L’apertura è da salutare con favore poiché consente all’esportatore abituale di gestire in maniera più elastica il proprio plafond anche nell’ambito del rapporto con il singolo fornitore cui ha rilasciato la dichiarazione d’intento.

È opportuno evidenziare che il fornitore, al fine di dimostrare la correttezza del proprio operato, dovrà conservare le richieste provenienti dal proprio cliente (meglio se aventi data certa) anche per una migliore gestione dello “scarico” degli importi dalla dichiarazione d’intento ricevuta.

Si ricorda che l’esportatore abituale può utilizzare il plafond per l’acquisto di beni e servizi, anche non attinenti le operazioni di esportazione, con due sole limitazioni (circolare 145/E/1998):

  • l’acquisto di fabbricati, anche tramite contratti di leasing o appalto;
  • l’acquisto di beni e servizi con Iva oggettivamente indetraibile.

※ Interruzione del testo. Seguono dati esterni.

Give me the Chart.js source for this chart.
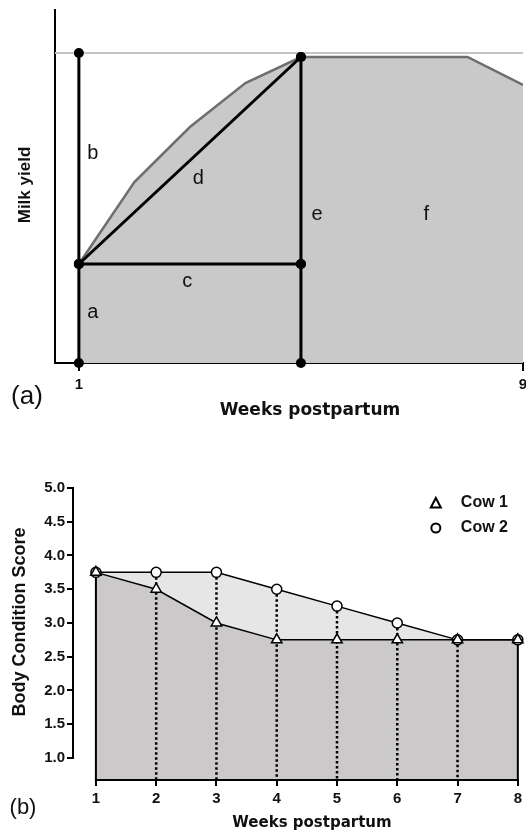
<!DOCTYPE html>
<html>
<head>
<meta charset="utf-8">
<script src="https://cdn.jsdelivr.net/npm/chart.js@4.4.1/dist/chart.umd.min.js"></script>
<style>
html, body { margin: 0; padding: 0; background: #fff; overflow: hidden; }
body { width: 526px; height: 834px; position: relative; }
#panelA { position: absolute; left: 0; top: 0; }
#panelB { position: absolute; left: 0; top: 460px; }
</style>
</head>
<body>
<canvas id="panelA" width="540" height="425"></canvas>
<canvas id="panelB" width="526" height="374"></canvas>
<script>
// (a) milk yield over the first weeks (arbitrary units)
const weeksA = [1, 2, 3, 4, 5, 6, 7, 8, 9];
const milkYield = [9.9, 18.1, 23.6, 28.0, 30.6, 30.6, 30.6, 30.6, 27.8];
const peakWeek = 5;
const peakLine = 31;
const weekTicksA = [1, 9];

// (b) body condition score per cow
const weeksB = [1, 2, 3, 4, 5, 6, 7, 8];
const cow1 = [3.75, 3.5, 3.0, 2.75, 2.75, 2.75, 2.75, 2.75];
const cow2 = [3.75, 3.75, 3.75, 3.5, 3.25, 3.0, 2.75, 2.75];
const bcsTicks = [1.0, 1.5, 2.0, 2.5, 3.0, 3.5, 4.0, 4.5, 5.0];

const SANS = "'Liberation Sans', Arial, sans-serif";
const WIDE = "'DejaVu Sans', sans-serif";

function points(xs, ys) {
    return xs.map(function(x, i) { return { x: x, y: ys[i] }; });
}

// plain text drawn on top of a chart, either at pixels or at data values
function textMarks(items) {
    return {
        id: 'textMarks',
        afterDraw: function(chart) {
            const ctx = chart.ctx;
            items.forEach(function(item) {
                let x = item.x, y = item.y;
                if (item.at) {
                    x = chart.scales.x.getPixelForValue(item.at[0]);
                    y = chart.scales.y.getPixelForValue(item.at[1]);
                }
                ctx.save();
                ctx.translate(x, y);
                if (item.rotate) ctx.rotate(item.rotate);
                ctx.font = item.font;
                ctx.fillStyle = '#111';
                ctx.textAlign = 'center';
                ctx.textBaseline = 'alphabetic';
                ctx.fillText(item.text, 0, 0);
                ctx.restore();
            });
        }
    };
}

// ---------- panel (a) ----------
const startYield = milkYield[0];
const firstWeek = weeksA[0];
const peakYield = milkYield[weeksA.indexOf(peakWeek)];

function segment(data) {
    return {
        data: data,
        borderColor: '#000',
        borderWidth: 3,
        pointRadius: 5,
        pointBackgroundColor: '#000',
        pointBorderWidth: 0,
        clip: false,
        order: 0
    };
}

const letterFont = '20px ' + SANS;

new Chart(document.getElementById('panelA'), {
    type: 'line',
    data: {
        datasets: [
            {
                label: 'Milk yield',
                data: points(weeksA, milkYield),
                borderColor: '#6e6e6e',
                borderWidth: 2.5,
                backgroundColor: '#c9c9c9',
                fill: 'origin',
                pointRadius: 0,
                order: 2
            },
            {
                label: 'Peak',
                data: [{ x: 0.57, y: peakLine }, { x: weeksA[weeksA.length - 1], y: peakLine }],
                borderColor: '#c4c4c4',
                borderWidth: 2,
                pointRadius: 0,
                clip: false,
                order: 3
            },
            segment([{ x: firstWeek, y: peakLine }, { x: firstWeek, y: startYield }, { x: firstWeek, y: 0 }]),
            segment([{ x: firstWeek, y: startYield }, { x: peakWeek, y: startYield }]),
            segment([{ x: firstWeek, y: startYield }, { x: peakWeek, y: peakYield }]),
            segment([{ x: peakWeek, y: peakYield }, { x: peakWeek, y: startYield }, { x: peakWeek, y: 0 }])
        ]
    },
    options: {
        responsive: false,
        animation: false,
        layout: { padding: { top: 10, right: 17, left: 0, bottom: 0 } },
        plugins: {
            legend: { display: false },
            tooltip: { enabled: false },
            filler: { drawTime: 'beforeDatasetsDraw' }
        },
        scales: {
            x: {
                type: 'linear',
                min: 0.57,
                max: 9,
                afterBuildTicks: function(scale) {
                    scale.ticks = weekTicksA.map(function(v) { return { value: v }; });
                },
                afterFit: function(scale) { scale.height = 62; },
                grid: { drawOnChartArea: false, color: '#000', lineWidth: 2, tickLength: 8 },
                border: { color: '#000', width: 2 },
                ticks: { color: '#111', font: { family: SANS, size: 15, weight: 'bold' }, padding: 5, maxRotation: 0 }
            },
            y: {
                min: 0,
                max: 35.3,
                afterFit: function(scale) { scale.width = 55; },
                grid: { display: false },
                border: { color: '#000', width: 2 },
                ticks: { display: false }
            }
        }
    },
    plugins: [textMarks([
        { text: 'Milk yield', x: 29.5, y: 185, rotate: -Math.PI / 2, font: 'bold 17px ' + SANS },
        { text: 'Weeks postpartum', x: 310, y: 415, font: 'bold 17px ' + WIDE },
        { text: '(a)', x: 27, y: 404, font: '26px ' + SANS },
        { text: 'a', at: [1.25, 4.5], font: letterFont },
        { text: 'b', at: [1.25, 20.4], font: letterFont },
        { text: 'c', at: [2.95, 7.6], font: letterFont },
        { text: 'd', at: [3.15, 17.9], font: letterFont },
        { text: 'e', at: [5.29, 14.3], font: letterFont },
        { text: 'f', at: [7.26, 14.3], font: letterFont }
    ])]
});

// ---------- panel (b) ----------
const yMinB = 0.674;

function drop(week, top, dashed) {
    return {
        data: [{ x: week, y: top }, { x: week, y: yMinB }],
        borderColor: '#000',
        borderWidth: dashed ? 2.5 : 2,
        borderDash: dashed ? [2.5, 2.5] : [],
        pointRadius: 0,
        clip: false,
        order: 1
    };
}

const drops = weeksB.map(function(w, i) {
    return drop(w, cow2[i], i > 0 && i < weeksB.length - 1);
});

// axes that stop at the first and last tick
const offsetAxes = {
    id: 'offsetAxes',
    afterDatasetsDraw: function(chart) {
        const ctx = chart.ctx;
        const area = chart.chartArea;
        const x = chart.scales.x, y = chart.scales.y;
        ctx.save();
        ctx.strokeStyle = '#000';
        ctx.lineWidth = 2;
        ctx.beginPath();
        ctx.moveTo(area.left, y.getPixelForValue(bcsTicks[bcsTicks.length - 1]) - 1);
        ctx.lineTo(area.left, y.getPixelForValue(bcsTicks[0]) + 1);
        ctx.moveTo(x.getPixelForValue(weeksB[0]) - 1, area.bottom);
        ctx.lineTo(x.getPixelForValue(weeksB[weeksB.length - 1]) + 1, area.bottom);
        ctx.stroke();
        ctx.restore();
    }
};

const cornerLegend = {
    id: 'cornerLegend',
    afterDraw: function(chart) {
        const ctx = chart.ctx;
        const area = chart.chartArea;
        chart.data.datasets.slice(0, 2).forEach(function(ds, i) {
            const cx = area.right - 82;
            const cy = area.top + 15 + i * 25;
            ctx.save();
            ctx.lineWidth = 2;
            ctx.strokeStyle = '#000';
            ctx.fillStyle = '#fff';
            ctx.beginPath();
            if (ds.pointStyle === 'triangle') {
                ctx.moveTo(cx, cy - 5);
                ctx.lineTo(cx + 5, cy + 4.5);
                ctx.lineTo(cx - 5, cy + 4.5);
                ctx.closePath();
            } else {
                ctx.arc(cx, cy, 4.5, 0, Math.PI * 2);
            }
            ctx.fill();
            ctx.stroke();
            ctx.font = 'bold 16px ' + SANS;
            ctx.fillStyle = '#111';
            ctx.textAlign = 'left';
            ctx.textBaseline = 'middle';
            ctx.fillText(ds.label, cx + 25, cy);
            ctx.restore();
        });
    }
};

new Chart(document.getElementById('panelB'), {
    type: 'line',
    data: {
        datasets: [
            {
                label: 'Cow 1',
                data: points(weeksB, cow1),
                borderColor: '#000',
                borderWidth: 1.5,
                backgroundColor: '#cbc9ca',
                fill: 'start',
                pointStyle: 'triangle',
                pointRadius: 6,
                pointBackgroundColor: '#fff',
                pointBorderColor: '#000',
                pointBorderWidth: 1.5,
                clip: false,
                order: 0
            },
            {
                label: 'Cow 2',
                data: points(weeksB, cow2),
                borderColor: '#000',
                borderWidth: 1.5,
                backgroundColor: '#e7e6e6',
                fill: '-1',
                pointStyle: 'circle',
                pointRadius: 5,
                pointBackgroundColor: '#fff',
                pointBorderColor: '#000',
                pointBorderWidth: 1.5,
                clip: false,
                order: 0
            }
        ].concat(drops)
    },
    options: {
        responsive: false,
        animation: false,
        layout: { padding: { top: 28, right: 6, left: 0, bottom: 0 } },
        plugins: {
            legend: { display: false },
            tooltip: { enabled: false },
            filler: { drawTime: 'beforeDatasetsDraw' }
        },
        scales: {
            x: {
                type: 'linear',
                min: 0.62,
                max: 8,
                afterBuildTicks: function(scale) {
                    scale.ticks = weeksB.map(function(v) { return { value: v }; });
                },
                afterFit: function(scale) { scale.height = 54; },
                grid: { drawOnChartArea: false, color: '#000', lineWidth: 2, tickLength: 6 },
                border: { display: false },
                ticks: { color: '#111', font: { family: SANS, size: 15, weight: 'bold' }, padding: 4, maxRotation: 0 }
            },
            y: {
                min: yMinB,
                max: 5.0,
                afterBuildTicks: function(scale) {
                    scale.ticks = bcsTicks.map(function(v) { return { value: v }; });
                },
                afterFit: function(scale) { scale.width = 73; },
                grid: { drawOnChartArea: false, color: '#000', lineWidth: 2, tickLength: 6 },
                border: { display: false },
                ticks: {
                    color: '#111',
                    font: { family: SANS, size: 15, weight: 'bold' },
                    padding: 2,
                    callback: function(value) { return value.toFixed(1); }
                }
            }
        }
    },
    plugins: [offsetAxes, cornerLegend, textMarks([
        { text: 'Body Condition Score', x: 25, y: 162, rotate: -Math.PI / 2, font: 'bold 18px ' + SANS },
        { text: 'Weeks postpartum', x: 312, y: 367, font: 'bold 15px ' + WIDE },
        { text: '(b)', x: 23, y: 354, font: '22px ' + SANS }
    ])]
});
</script>
</body>
</html>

In merito al primo aspetto, si segnala che la Suprema Corte di Cassazione (Cassazione, n. 23329 del 15.10.2013) ha ribadito che il divieto di utilizzare il plafond per gli acquisti di fabbricati, previsto dall’articolo 8, comma 1, lett. c), D.P.R. 633/1972, non deve estendersi ai contratti di leasing immobiliare, diversi da quelli assimilati alle cessioni di beni ai sensi dell’articolo 2, comma 2, n. 2), D.P.R. 633/1972 (per i quali cioè sia stata espressamente prevista la clausola di trasferimento della proprietà vincolante per entrambe le parti), in considerazione del fatto che:

  • l’articolo 8 D.P.R. 633/1972 esclude l’utilizzo del plafond (e quindi il non assoggettamento ad Iva) soltanto per le cessioni di fabbricati ed aree fabbricabili e non anche per le prestazioni di servizi relative o connesse a tali beni;
  • è da ritenersi certo e consolidato il principio secondo il quale il P.R. 633/1972 assimila, ai fini Iva, il contratto di leasing ad una prestazione di servizi e non ad una cessione di beni.